[Lines of data]
□ □ □

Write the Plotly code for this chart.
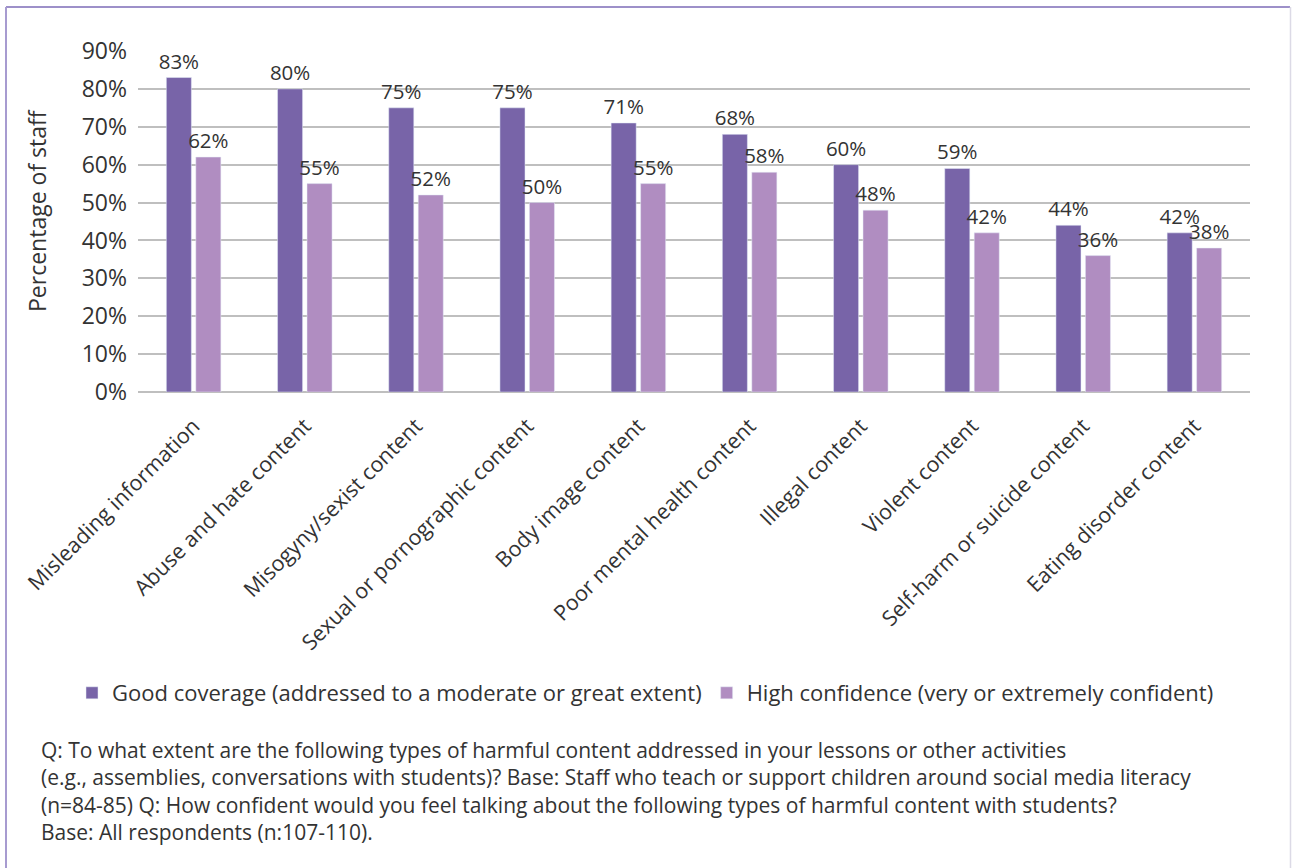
import plotly.graph_objects as go

categories = ["Misleading information", "Abuse and hate content", "Misogyny/sexist content",
              "Sexual or pornographic content", "Body image content", "Poor mental health content",
              "Illegal content", "Violent content", "Self-harm or suicide content", "Eating disorder content"]
good_coverage = [83, 80, 75, 75, 71, 68, 60, 59, 44, 42]
high_confidence = [62, 55, 52, 50, 55, 58, 48, 42, 36, 38]
y_ticks = [0, 10, 20, 30, 40, 50, 60, 70, 80, 90]
y_tick_labels = [f"{v}%" for v in y_ticks]
series_names = ["Good coverage (addressed to a moderate or great extent)",
                "High confidence (very or extremely confident)"]
footnote = ("Q: To what extent are the following types of harmful content addressed in your lessons or other activities<br>"
            "(e.g., assemblies, conversations with students)? Base: Staff who teach or support children around social media literacy<br>"
            "(n=84-85) Q: How confident would you feel talking about the following types of harmful content with students?<br>"
            "Base: All respondents (n:107-110).")

W, H = 1292, 868
L, T = 138, 51
PLOT_RIGHT, PLOT_BOTTOM = 1250, 392
R = W - PLOT_RIGHT
B = H - PLOT_BOTTOM
PW, PH = W - L - R, H - T - B

def px(x):
    return (x - L) / PW

def py(y):
    return (PLOT_BOTTOM - y) / PH

FONT = "Open Sans"
TXT = "#333333"

fig = go.Figure()
fig.add_trace(go.Bar(x=categories, y=good_coverage, name=series_names[0],
                     marker_color="#7864a8",
                     text=[f"{v}%" for v in good_coverage], textposition="outside",
                     constraintext="none", cliponaxis=False,
                     textfont=dict(family=FONT, size=20.5, color=TXT)))
fig.add_trace(go.Bar(x=categories, y=high_confidence, name=series_names[1],
                     marker_color="#b08dc1",
                     text=[f"{v}%" for v in high_confidence], textposition="outside",
                     constraintext="none", cliponaxis=False,
                     textfont=dict(family=FONT, size=20.5, color=TXT)))

fig.update_layout(
    width=W, height=H,
    margin=dict(l=L, r=R, t=T, b=B, autoexpand=False),
    paper_bgcolor="white", plot_bgcolor="white",
    barmode="group", bargap=0.47, bargroupgap=0.15,
    font=dict(family=FONT, size=21, color=TXT),
    showlegend=True,
    legend=dict(orientation="h", x=px(72), xanchor="left", y=py(693), yanchor="middle",
                font=dict(family=FONT, size=22, color=TXT), itemwidth=30,
                bgcolor="rgba(0,0,0,0)"),
    xaxis=dict(tickangle=-45, tickfont=dict(family=FONT, size=21.5, color=TXT),
               showgrid=False, showline=False, ticks="outside", ticklen=12,
               tickcolor="rgba(0,0,0,0)"),
    yaxis=dict(range=[0, 90], tickvals=y_ticks, ticktext=y_tick_labels,
               showgrid=True, gridcolor="#bfbfbf", gridwidth=1.5,
               zeroline=True, zerolinecolor="#bfbfbf", zerolinewidth=1.5,
               showline=False, ticks="", ticklabelstandoff=10,
               tickfont=dict(family=FONT, size=23, color=TXT)),
    annotations=[
        dict(text="Percentage of staff", xref="paper", yref="paper", x=px(37), y=py(211),
             xanchor="center", yanchor="middle", textangle=-90, showarrow=False,
             font=dict(family=FONT, size=23, color=TXT)),
        dict(text=footnote, xref="paper", yref="paper", x=px(39), y=py(734),
             xanchor="left", yanchor="top", align="left", showarrow=False,
             font=dict(family=FONT, size=21, color=TXT)),
    ],
    shapes=[
        dict(type="line", xref="paper", yref="paper", x0=px(6), x1=px(1290), y0=py(7), y1=py(7),
             line=dict(color="#9d90c9", width=2)),
        dict(type="line", xref="paper", yref="paper", x0=px(6), x1=px(6), y0=py(7), y1=py(880),
             line=dict(color="#a79bd0", width=2)),
        dict(type="line", xref="paper", yref="paper", x0=px(1290.5), x1=px(1290.5), y0=py(7), y1=py(880),
             line=dict(color="#dcdae6", width=1.5)),
    ],
)

fig.write_html("out.html", config={"displayModeBar": False},
               post_script="document.body.style.margin='0';document.body.style.overflow='hidden';")
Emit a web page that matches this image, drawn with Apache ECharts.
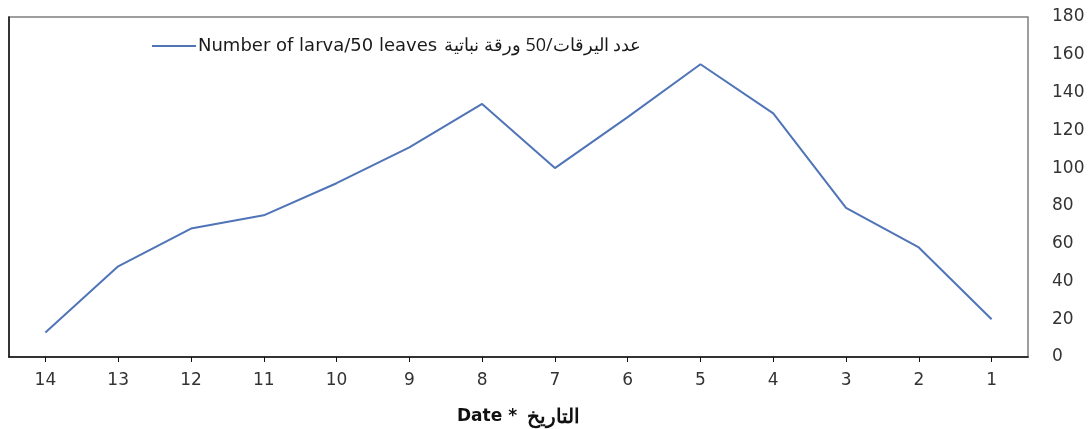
<!DOCTYPE html>
<html>
<head>
<meta charset="utf-8">
<script src="https://cdn.jsdelivr.net/npm/echarts@6/dist/echarts.min.js"></script>
<style>
  html, body { margin: 0; padding: 0; background: #ffffff; }
  #chart { width: 1091px; height: 429px; }
</style>
</head>
<body>
<div id="chart"></div>
<script>
// Sampling dates, shown from 14 down to 1
const dates = ['14', '13', '12', '11', '10', '9', '8', '7', '6', '5', '4', '3', '2', '1'];
// Larvae counted per 50 leaves
const larvaCounts = [13, 48, 68, 75, 92, 111, 134, 100, 127, 155, 129, 79, 58, 20];
const seriesNameEn = 'Number of larva/50 leaves';
const seriesNameAr = 'عدد اليرقات/50 ورقة نباتية';
const seriesName = seriesNameEn + ' ' + seriesNameAr;
const axisTitleEn = 'Date *';
const axisTitleAr = 'التاريخ';

const LATIN = '"DejaVu Sans", sans-serif';
const ARABIC = '"Open Sans", sans-serif';
const LINE_COLOR = '#4f74b8';

const chart = echarts.init(document.getElementById('chart'), null, { renderer: 'canvas' });
chart.setOption({
  animation: false,
  backgroundColor: '#ffffff',
  textStyle: { fontFamily: LATIN },
  grid: {
    left: 9, right: 63, top: 17, bottom: 72,
    containLabel: false,
    outerBoundsMode: 'none',
    show: true, borderColor: '#7f7f7f', borderWidth: 1.5, backgroundColor: 'transparent'
  },
  legend: {
    left: 147, top: 32,
    icon: 'rect',
    itemWidth: 44, itemHeight: 2, itemGap: 10,
    itemStyle: { color: LINE_COLOR },
    formatter: () => '{en|' + seriesNameEn + '}{ar|' + seriesNameAr + '}',
    textStyle: {
      padding: [0, 0, 0, -3],
      rich: {
        en: { fontFamily: LATIN, fontSize: 18, color: '#1a1a1a' },
        ar: { fontFamily: ARABIC, fontSize: 18, color: '#1a1a1a', padding: [0, 0, 0, 7] }
      }
    },
    data: [{ name: seriesName }]
  },
  xAxis: {
    type: 'category',
    data: dates,
    boundaryGap: true,
    axisLine: { show: true, lineStyle: { color: '#111111', width: 1.5 } },
    axisTick: { show: true, alignWithLabel: true, length: 5, lineStyle: { color: '#111111' } },
    axisLabel: { fontFamily: LATIN, fontSize: 17, color: '#333333', margin: 15 },
    splitLine: { show: false },
    name: '{en|' + axisTitleEn + '}{ar|' + axisTitleAr + '}',
    nameLocation: 'middle',
    nameGap: 50,
    nameTextStyle: {
      rich: {
        en: { fontFamily: LATIN, fontSize: 17, fontWeight: 'bold', color: '#111111' },
        ar: { fontFamily: ARABIC, fontSize: 20, fontWeight: 'bold', color: '#111111', padding: [0, 0, 0, 10] }
      }
    }
  },
  yAxis: [
    {
      type: 'value',
      position: 'right',
      min: 0, max: 180, interval: 20,
      axisLine: { show: false },
      axisTick: { show: false },
      splitLine: { show: false },
      axisLabel: { fontFamily: LATIN, fontSize: 17, color: '#333333', margin: 24, align: 'left' }
    },
    {
      type: 'value',
      position: 'left',
      min: 0, max: 180, interval: 20,
      axisLine: { show: true, lineStyle: { color: '#111111', width: 1.5 } },
      axisTick: { show: false },
      axisLabel: { show: false },
      splitLine: { show: false }
    }
  ],
  series: [
    {
      name: seriesName,
      type: 'line',
      yAxisIndex: 0,
      data: larvaCounts,
      symbol: 'none',
      smooth: false,
      lineStyle: { color: LINE_COLOR, width: 2 },
      itemStyle: { color: LINE_COLOR }
    }
  ]
});
</script>
</body>
</html>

□ □ □

GIVEN EXERCISE
Lines containing the word "this" must all be returned from the material above.

RESULT OF THE TASK
Write the Plotly code for this chart.
Emit a web page that matches this image, drawn with Apache ECharts.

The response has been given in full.